Jules Jacob’s anthem to love and loss, is a fierce testimony to forgiveness and redemption. These arresting poems move like a pool of water, ripples and vibrations map the relationships—parental, siblings, lovers, nature—imbued with the resonant joy and pain of living in such a fragile world. This artful weave renders how the cycle of life replenishes and reseeds, as these poems tender so lyrically a generative healing. Jacob’s brave narrative explores the self with all flaws, vulnerabilities, and traumas, and threads an astounding bountiful chorus of language, accompanied by a windfall of sublime epiphanies. “If found, we return rearranged.” With razor sharp imagery, the speaker gives us a wisely voluminous heart, rich with dimension and clarity. Jacob’s gripping voice creates an indelible alchemy of beauty, forgiveness, and humanity.
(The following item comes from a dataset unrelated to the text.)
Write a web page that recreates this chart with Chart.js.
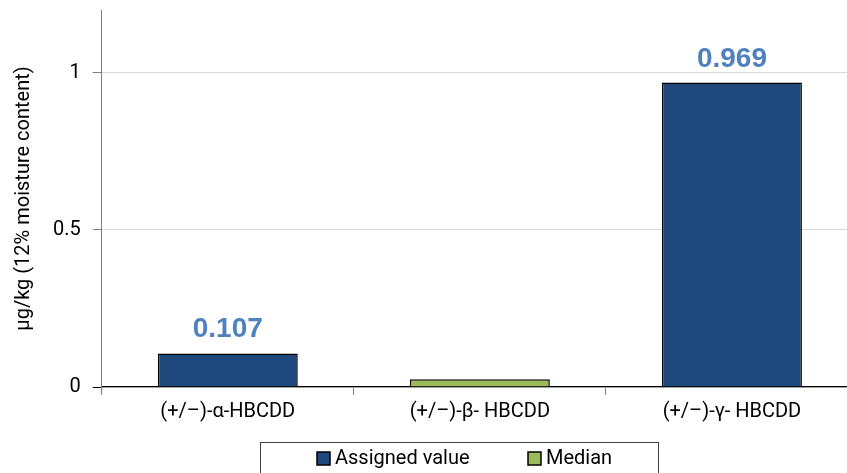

These potent poems sing an aria of love and light— Yes, read this collection to be startled into awakening.
— Cynthia Atkins, author of Still-Life with God
Early in Jules Jacob’s riveting new collection, in the poem “My Mother Eats Wyoming” we find the lines
in matchbox beds while they recovered
from amputations guaranteeing
the patients couldn’t escape.
And there it is: beneath the title’s light-fingered surreality (the book’s signature tone), scenes of hardscrabble tenderness and sometimes unbearable cruelty, scavenged and placed ever so carefully side by side in memory’s reliquary. And so it goes, too, in line after stunning line. What did Rilke write? Every angel is terrifying. A truth Jacob seems to know in her bones and one, reading these poems, we feel in ours.
— Daniel Lawless, Founder and Editor-in-Chief of Plume: A Journal of Contemporary Poetry
In Kingdom of Glass & Seed, Jules Jacob writes with an attentive eye to the smallest details of flesh and flower: “treasures where others see / nothing unusual.” These poems enter the dislocated world of foster care and addiction in language that is deeply attuned to the rawness of experience, where nature is both haven and metaphor. “All mothers can be as happy / as their troubled child” writes Jacob in a collection that seeks forgiveness not retribution, that holds suffering in a tender, but alert gaze.